The Investing Online Resource Center is the only independent, non-commercial organization dedicated solely to serving the individual consumer who invests online or is considering doing so. Launched on December 15, 1999 by the Washington State Department of Financial Institutions Securities Division, IORC originally was projected to be able to achieve one million hits in its first 12 months. Instead, that milestone was reached in about two weeks without a single dollar being spent on advertising. The IORC Web site logged a total of 15 million hits in its first 20 months, which ended on August 15, 2001. More than two dozen online brokerage firms link to IORC Web site as part of their investor education efforts.
In January 2001, the North American Securities Administrators Association (NASAA), the national organization of the 50 state securities regulators, took over management of the site, raising its profile from a single-state effort to a truly national undertaking. More than 10 state securities agencies and over two dozen online brokerage firms collaborated to provide their perspective during a six-month-long redesign of the look and content of the IORC Web site. NASAA Online Investor Education Committee Chair Daphne Smith, who also serves as assistant commissioner of securities of the Tennessee Department of Commerce and Insurance, coordinated input from a team of state securities regulators from Kansas, Washington state, Texas, Tennessee, West Virginia, Georgia and Maryland
Schwab, Datek, SiebertNet, FOLIOfn and Patagon USA were the five online brokerage firms that served as an industry “mini committee” reviewing all new and revised content on the IORC Web site.
“Having worked on investor education and securities regulation at the state and the national level, I know what a great demand there is from investors for educational information written in plain English,” said Nancy Smith, vice present for Web Content and Investor Education at FOLIOfn, and former director of the U.S. Securities and Exchange Commission’s Office of Investor Education and Assistance. “The IORC is addressing this need with timely and easy-to-use information geared towards the full spectrum of investors. Anyone who invests online should bookmark this site.”
KEY NEW FEATURES OF IORC
In addition to information about investor rights, a guide to online broker ratings, and myths about online trading, the new Investing Online Resource Center features a three-module “investor simulation center” with Flash interactivity and other new tools. The Web site also is “gated” so that potential online investors are steered to information most useful to them and investors already online are directed to information geared to their needs. The new features of the Web site include:
Margin account simulation. Since most new online investors do not appear to understand how margin accounts work, this new IORC simulation module goes beyond explaining the math of margin to put visitors through scenarios in which the price of a stock in a margin account rises and falls. IORC visitors get a chance to see in graphic terms the implications of margin accounts and exactly what they need to understand about them.

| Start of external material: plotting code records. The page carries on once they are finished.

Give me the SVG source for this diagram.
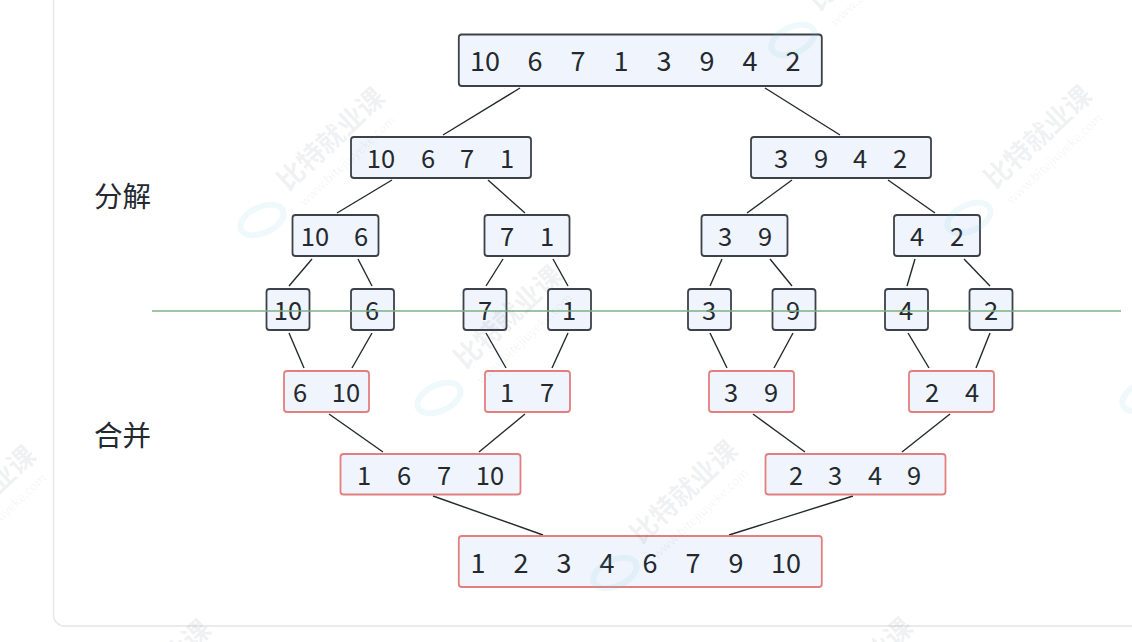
<svg xmlns="http://www.w3.org/2000/svg" width="1132" height="642" viewBox="0 0 1132 642">
<style>
text{font-family:"Noto Sans CJK SC","Noto Sans",sans-serif;fill:#24292f}
.n text{font-size:25.500px;text-anchor:middle}
.n.big text{font-size:27px}
.n rect{fill:#f0f4fc;rx:3px}
.d rect{stroke:#3d4248;stroke-width:1.800}
.m rect{stroke:#e37f7f;stroke-width:1.800}
.c line{stroke:#24292f;stroke-width:1.400}
.lab{font-size:28.500px}
.wm{fill:#5f6f78;fill-opacity:.1;font-size:27px;font-weight:700}
.wu{fill:#5f6f78;fill-opacity:.08;font-size:12.500px}
.we{fill:none;stroke:#5fc0dc;stroke-opacity:.1;stroke-width:6}
</style>
<defs>
<g id="wm"><ellipse class="we" cx="0" cy="0" rx="23" ry="13" transform="rotate(-25)"/><g transform="translate(26,-28) rotate(-43)"><text class="wm" x="0" y="0">比特就业课</text><text class="wu" x="2" y="22">www.bitejiuyeke.com</text></g></g>
</defs>
<rect id="card" x="53.500" y="-12" width="1200" height="638" rx="11" fill="#fff" stroke="#e4e5e7" stroke-width="1.300"/>
<g id="connectors" class="c">
<line x1="520" y1="88" x2="443" y2="135"/><line x1="765" y1="88" x2="840" y2="135"/>
<line x1="392" y1="180" x2="337" y2="213"/><line x1="488" y1="180" x2="525" y2="213"/>
<line x1="792" y1="180" x2="747" y2="213"/><line x1="888" y1="180" x2="935" y2="213"/>
<line x1="312" y1="259" x2="289" y2="286"/><line x1="358" y1="259" x2="372" y2="286"/>
<line x1="503" y1="259" x2="486" y2="286"/><line x1="553" y1="259" x2="568" y2="286"/>
<line x1="722" y1="259" x2="710" y2="286"/><line x1="770" y1="259" x2="792" y2="286"/>
<line x1="915" y1="259" x2="907" y2="286"/><line x1="964" y1="259" x2="990" y2="286"/>
<line x1="289" y1="333" x2="304" y2="368"/><line x1="372" y1="333" x2="352" y2="368"/>
<line x1="486" y1="333" x2="506" y2="368"/><line x1="568" y1="333" x2="552" y2="368"/>
<line x1="710" y1="333" x2="727" y2="368"/><line x1="793" y1="333" x2="774" y2="368"/>
<line x1="908" y1="333" x2="929" y2="368"/><line x1="990" y1="333" x2="976" y2="368"/>
<line x1="329" y1="414" x2="383" y2="452"/><line x1="525" y1="414" x2="479" y2="452"/>
<line x1="753" y1="414" x2="805" y2="452"/><line x1="950" y1="414" x2="902" y2="452"/>
<line x1="433" y1="496" x2="543" y2="535"/><line x1="853" y1="496" x2="729" y2="535"/>
</g>
<g id="n1" class="n d big"><rect x="458.800" y="34.500" width="363" height="51.500"/><text x="485" y="71">10</text><text x="535" y="71">6</text><text x="578" y="71">7</text><text x="621" y="71">1</text><text x="664" y="71">3</text><text x="707" y="71">9</text><text x="750" y="71">4</text><text x="793" y="71">2</text></g>
<g id="n2" class="n d"><rect x="351" y="137" width="180" height="41"/><text x="381" y="168">10</text><text x="428" y="168">6</text><text x="467" y="168">7</text><text x="507" y="168">1</text></g>
<g id="n3" class="n d"><rect x="751" y="137" width="180" height="41"/><text x="781" y="168">3</text><text x="821" y="168">9</text><text x="860" y="168">4</text><text x="900" y="168">2</text></g>
<g id="n4" class="n d"><rect x="292.500" y="215" width="86" height="41"/><text x="315" y="246">10</text><text x="361" y="246">6</text></g>
<g id="n5" class="n d"><rect x="484.500" y="215" width="85" height="41"/><text x="507" y="246">7</text><text x="547" y="246">1</text></g>
<g id="n6" class="n d"><rect x="701.500" y="215" width="86" height="41"/><text x="725" y="246">3</text><text x="765" y="246">9</text></g>
<g id="n7" class="n d"><rect x="894" y="215" width="86" height="41"/><text x="917" y="246">4</text><text x="957" y="246">2</text></g>
<g id="n8" class="n d"><rect x="266.500" y="289" width="43" height="41"/><text x="288" y="320">10</text></g>
<g id="n9" class="n d"><rect x="351" y="289" width="43" height="41"/><text x="372" y="320">6</text></g>
<g id="n10" class="n d"><rect x="463.500" y="289" width="43" height="41"/><text x="485" y="320">7</text></g>
<g id="n11" class="n d"><rect x="548" y="289" width="43" height="41"/><text x="569" y="320">1</text></g>
<g id="n12" class="n d"><rect x="688" y="289" width="43" height="41"/><text x="709" y="320">3</text></g>
<g id="n13" class="n d"><rect x="772.500" y="289" width="43" height="41"/><text x="793" y="320">9</text></g>
<g id="n14" class="n d"><rect x="885" y="289" width="43" height="41"/><text x="906" y="320">4</text></g>
<g id="n15" class="n d"><rect x="969.500" y="289" width="43" height="41"/><text x="991" y="320">2</text></g>
<line id="divider" x1="152" y1="311" x2="1121" y2="311" stroke="#7db287" stroke-width="1.500"/>
<g id="n16" class="n m"><rect x="284" y="371" width="85" height="41"/><text x="300" y="402">6</text><text x="346" y="402">10</text></g>
<g id="n17" class="n m"><rect x="485" y="371" width="85" height="41"/><text x="507" y="402">1</text><text x="547" y="402">7</text></g>
<g id="n18" class="n m"><rect x="709" y="371" width="85" height="41"/><text x="731" y="402">3</text><text x="771" y="402">9</text></g>
<g id="n19" class="n m"><rect x="909" y="371" width="85" height="41"/><text x="932" y="402">2</text><text x="972" y="402">4</text></g>
<g id="n20" class="n m"><rect x="340.500" y="454" width="180" height="40.500"/><text x="364" y="485">1</text><text x="404" y="485">6</text><text x="444" y="485">7</text><text x="490" y="485">10</text></g>
<g id="n21" class="n m"><rect x="765.500" y="454" width="180" height="40.500"/><text x="796" y="485">2</text><text x="835" y="485">3</text><text x="875" y="485">4</text><text x="914" y="485">9</text></g>
<g id="n22" class="n m big"><rect x="458.800" y="536" width="363" height="51"/><text x="478" y="573">1</text><text x="521" y="573">2</text><text x="564" y="573">3</text><text x="607" y="573">4</text><text x="650" y="573">6</text><text x="693" y="573">7</text><text x="736" y="573">9</text><text x="786" y="573">10</text></g>
<text class="lab" x="94" y="207">分解</text>
<text class="lab" x="94" y="446">合并</text>
<g id="watermarks">
<use href="#wm" x="262" y="220"/><use href="#wm" x="439" y="398"/><use href="#wm" x="793" y="40"/><use href="#wm" x="969" y="218"/>
<use href="#wm" x="-87" y="578"/><use href="#wm" x="615" y="573"/><use href="#wm" x="1144" y="396"/><use href="#wm" x="88" y="752"/><use href="#wm" x="790" y="750"/>
</g>
</svg>
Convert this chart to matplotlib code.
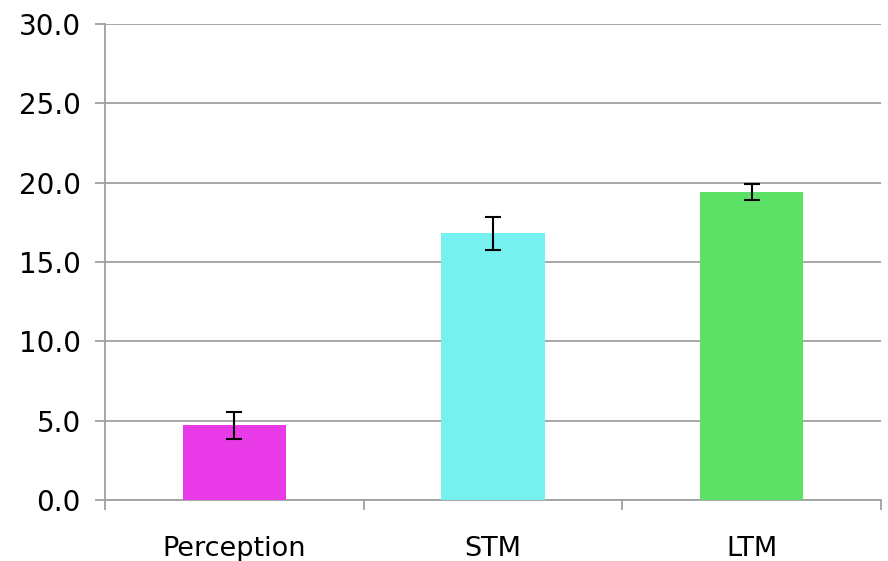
import matplotlib
matplotlib.use("Agg")
import matplotlib.pyplot as plt
import numpy as np

categories = ["Perception", "STM", "LTM"]
means = [4.7, 16.8, 19.4]
errors = [0.85, 1.05, 0.5]
colors = ["#E83AE6", "#77F0F0", "#5CE066"]
yticks = [0, 5, 10, 15, 20, 25, 30]

grid_col = "#A0A0A0"

fig = plt.figure(figsize=(8.88, 5.61), dpi=100)
ax = fig.add_axes([105 / 888, 1 - 500 / 561, (881 - 105) / 888, (500 - 24) / 561])

x = np.arange(len(categories))
ax.bar(x, means, width=0.4, color=colors, zorder=3)
ax.errorbar(x, means, yerr=errors, fmt="none", ecolor="black",
            elinewidth=1.5, capsize=5.5, capthick=1.5, zorder=4)

ax.set_xlim(-0.5, len(categories) - 0.5)
ax.set_ylim(0, 30)
ax.set_yticks(yticks)
ax.set_yticklabels([f"{v:.1f}" for v in yticks], fontsize=20)
ax.yaxis.grid(True, color=grid_col, linewidth=1.3, zorder=0)
ax.set_axisbelow(True)

ax.set_xticks(x)
ax.set_xticklabels(categories, fontsize=19.5)
ax.set_xticks(np.arange(-0.5, len(categories)), minor=True)
ax.tick_params(axis="x", which="major", length=0, pad=26)
ax.tick_params(axis="x", which="minor", length=7.5, width=1.3, color=grid_col, direction="out")
ax.tick_params(axis="y", length=7.5, width=1.3, color=grid_col, pad=10)

for side in ["top", "right"]:
    ax.spines[side].set_visible(False)
for side in ["left", "bottom"]:
    ax.spines[side].set_color(grid_col)
    ax.spines[side].set_linewidth(1.3)

fig.savefig("out.png", dpi=100)
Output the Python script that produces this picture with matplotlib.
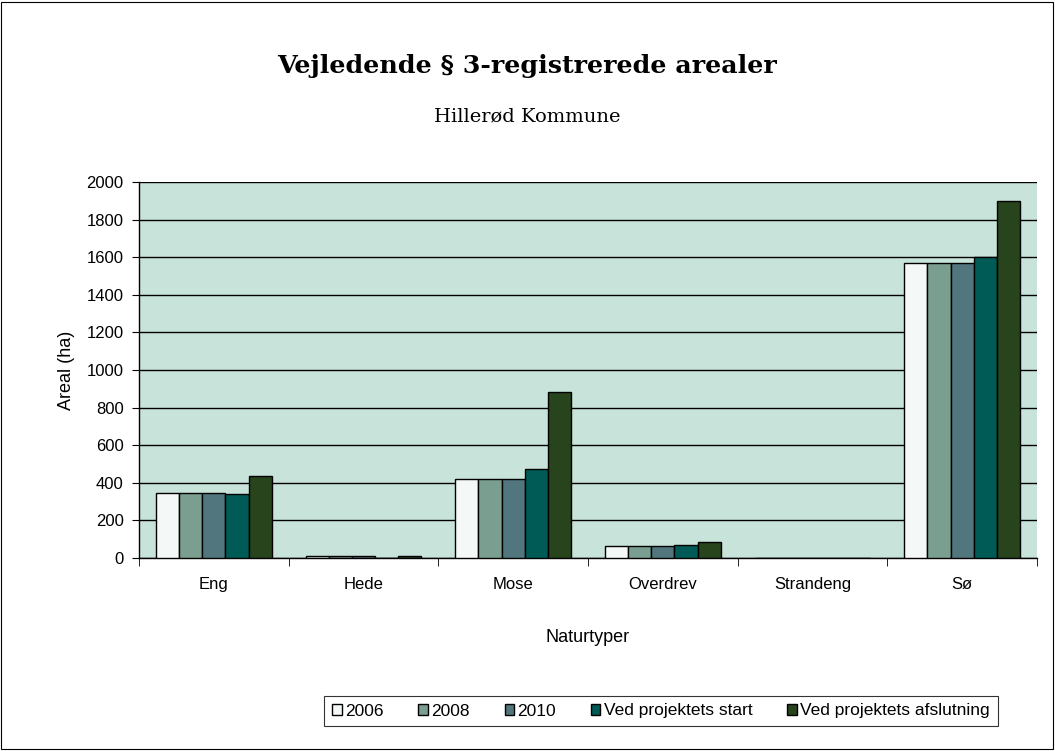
import matplotlib.pyplot as plt
import numpy as np

categories = ['Eng', 'Hede', 'Mose', 'Overdrev', 'Strandeng', 'Sø']
series = ['2006', '2008', '2010', 'Ved projektets start', 'Ved projektets afslutning']
v2006 = [346, 8, 422, 64, 0, 1569]
v2008 = [346, 8, 422, 64, 0, 1569]
v2010 = [346, 8, 422, 64, 0, 1569]
v_start = [340, 1, 473, 69, 0, 1600]
v_end = [436, 8, 883, 85, 0, 1899]
values = [v2006, v2008, v2010, v_start, v_end]
colors = ['#F4F9F7', '#7A9E90', '#51767D', '#005A55', '#27441C']

fig = plt.figure(figsize=(10.55, 7.51), dpi=100)
fig.patches.append(plt.Rectangle((0.001, 0.002), 0.997, 0.996, transform=fig.transFigure,
                                 fill=False, edgecolor='black', linewidth=0.8))
ax = fig.add_axes([139 / 1055, 1 - 558 / 751, 898 / 1055, 376 / 751])
ax.set_facecolor('#C8E3DA')

x = np.arange(len(categories))
w = 0.155
for i, (name, vals) in enumerate(zip(series, values)):
    ax.bar(x + (i - 2) * w, vals, width=w, color=colors[i], edgecolor='black',
           linewidth=1.0, label=name, zorder=3)

ax.set_xlim(-0.5, len(categories) - 0.5)
ax.set_ylim(0, 2000)
ax.set_yticks(np.arange(0, 2001, 200))
ax.yaxis.grid(True, color='black', linewidth=1.0, zorder=1)
ax.set_axisbelow(True)
ax.set_xticks(x)
ax.set_xticklabels(categories, fontsize=12, family='Liberation Sans')
ax.tick_params(axis='x', which='major', length=0, pad=14)
ax.set_xticks(np.arange(-0.5, len(categories) + 0.5, 1), minor=True)
ax.tick_params(axis='x', which='minor', length=6, color='black')
ax.tick_params(axis='y', length=5, labelsize=12, pad=6)
for lbl in ax.get_yticklabels():
    lbl.set_family('Liberation Sans')
for s in ['top', 'right']:
    ax.spines[s].set_visible(False)
ax.spines['left'].set_linewidth(1.0)
ax.spines['bottom'].set_linewidth(1.0)

ax.set_ylabel('Areal (ha)', fontsize=13, family='Liberation Sans', labelpad=8)
ax.set_xlabel('Naturtyper', fontsize=13, family='Liberation Sans', labelpad=26)

fig.text(527 / 1055, 1 - 66 / 751, 'Vejledende § 3-registrerede arealer', ha='center', va='center',
         fontsize=18.3, fontweight='bold', family='DejaVu Serif')
fig.text(527 / 1055, 1 - 116 / 751, 'Hillerød Kommune', ha='center', va='center',
         fontsize=14, family='DejaVu Serif')

leg = fig.legend(loc='center', bbox_to_anchor=(661 / 1055, 1 - 711 / 751), ncol=5,
                 frameon=True, fancybox=False, edgecolor='black',
                 handlelength=0.55, handleheight=0.55, handletextpad=0.2, columnspacing=2.0,
                 borderpad=0.45, prop={'family': 'Liberation Sans', 'size': 12.5})
leg.get_frame().set_linewidth(0.8)

fig.savefig('out.png', dpi=100)
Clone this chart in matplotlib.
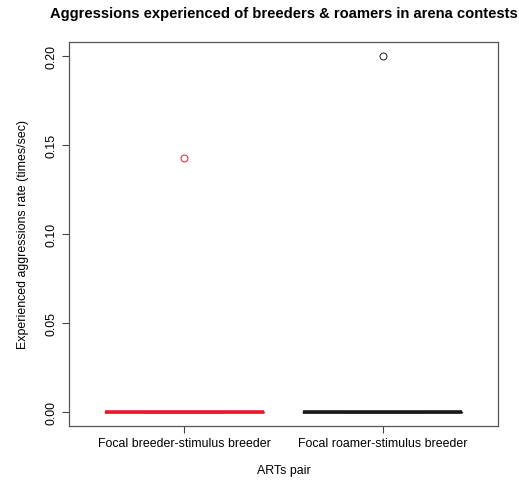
import numpy as np
import matplotlib.pyplot as plt

plt.rcParams['font.family'] = ['Liberation Sans', 'DejaVu Sans']

# data: all zero except one outlier in each group
groups = ["Focal breeder-stimulus breeder", "Focal roamer-stimulus breeder"]
breeder_rates = [0, 0, 0, 0, 0, 0, 0, 0, 0, 0, 0, 1 / 7]
roamer_rates = [0, 0, 0, 0, 0, 0, 0, 0, 0, 0, 0, 0.2]
colors = ["#e8192f", "#1a1a1a"]
yticks = [0.00, 0.05, 0.10, 0.15, 0.20]

fig = plt.figure(figsize=(5.19, 4.89), dpi=100)
ax = fig.add_axes([0.133, 0.127, 0.8265, 0.785])

for i, (vals, col) in enumerate(zip([breeder_rates, roamer_rates], colors)):
    ax.boxplot([vals], positions=[i + 1], widths=0.8, whis=1.5,
               patch_artist=False,
               boxprops=dict(color=col, linewidth=1),
               whiskerprops=dict(color=col, linewidth=1, linestyle='--'),
               capprops=dict(color=col, linewidth=1),
               medianprops=dict(color=col, linewidth=2.6, solid_capstyle='butt'),
               flierprops=dict(marker='o', markerfacecolor='none',
                               markeredgecolor=col, markersize=5,
                               markeredgewidth=0.7))

ax.set_xlim(0.42, 2.58)
ax.set_ylim(-0.008, 0.208)
ax.set_xticks([1, 2])
ax.set_xticklabels(groups, fontsize=8.9)
ax.set_yticks(yticks)
ax.set_yticklabels(["%.2f" % v for v in yticks], rotation=90, va='center', fontsize=8.9)
ax.tick_params(length=5, width=0.8, color='#444444', pad=3)

for sp in ax.spines.values():
    sp.set_color('#555555')
    sp.set_linewidth(0.9)

ax.set_xlabel("ARTs pair", fontsize=8.9, labelpad=11)
ax.set_ylabel("Experienced aggressions rate (times/sec)", fontsize=8.9, labelpad=12)
ax.set_title("Aggressions experienced of breeders & roamers in arena contests",
             fontsize=10.6, fontweight='bold', pad=18)

fig.savefig("out.png", dpi=100)
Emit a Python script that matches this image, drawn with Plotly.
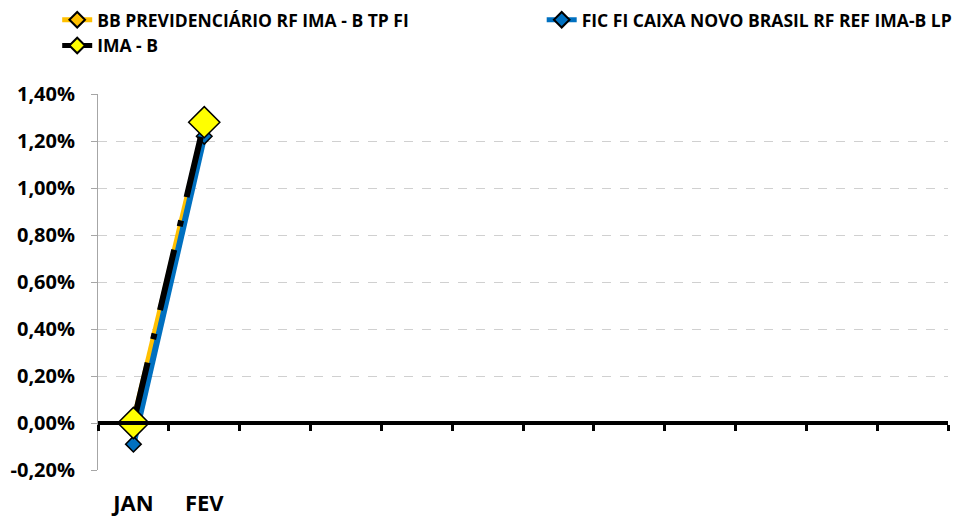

Limit/market order simulation. In response to numerous situations in which small investors might have avoided problems by using limit orders for the purposes of selling stock, this new IORC simulation module walks the visitor through a scenario in which the use of a market and limit order lead to dramatically different outcomes. Visitors to the IORC investing simulation center are permitted to pick a scenario, watch the outcome unfold, and then go back and try the other scenario.
Online investment “hype” simulation. Based on the numerous cases that they have handled to date, state securities regulators helped to work out the details of this IORC simulation module in which an investor is emailed by an unknown party with news of a drug company that supposedly is about to announce a major cure. The investor then must decide how to proceed. Under one outcome, the IORC site visitor is victimized in a hype scheme that involves the pumping and dumping of a thinly traded stock that gyrates on the basis of bogus Internet hype.
New account sign-up. In all too many cases, regulators see problems where new online investors signing up to trade do not understand the implications of their account agreement, particularly as they relate to margin account provisions and the wealth/risk-taking profile that is used to determine suitability. This portion of the new IORC site walks investors through each key phase of a typical account sign up process and “flags” the key details about each part of the account form.
The facts about after-hours trading. Even though interest in after-hours trading remains high among online investors, most have little understanding of how this aspect of the financial world works. The revamped IORC site includes a “fact and fiction” discussion of what is … and what is not … involved in after-hours trading.
First unveiled on December 15, 1999, the Investing Online Resource Center is the only independent, non-commercial organization dedicated solely to serving the individual consumer who invests online or is considering doing so. IORC was created t set out the key facts about online investing; make available information needed for informed decision-making by consumers; and to outline the rights of online investors and dispute resolution alternatives.
The IORC is funded by NASAA, the Washington State Department of Financial Institutions and the Investor Protection Trust (IPT). The IORC Web site was created and launched under the auspices of the IPT by the Washington State Department of Financial Institutions` Securities Division, which is a state government agency.
The Investing Online Resource Center is an official project of NASAA. Organized in 1919, the North American Securities Administrators Association is the oldest international organization devoted to investor protection. In the U.S., NASAA is the voice of the 50 state securities agencies responsible for efficient capital formation and grassroots investor protection. NASAA is a voluntary association with membership consisting of the 66 state, provincial, and territorial securities administrators in the 50 states, the District of Columbia, Puerto Rico, Canada, and Mexico.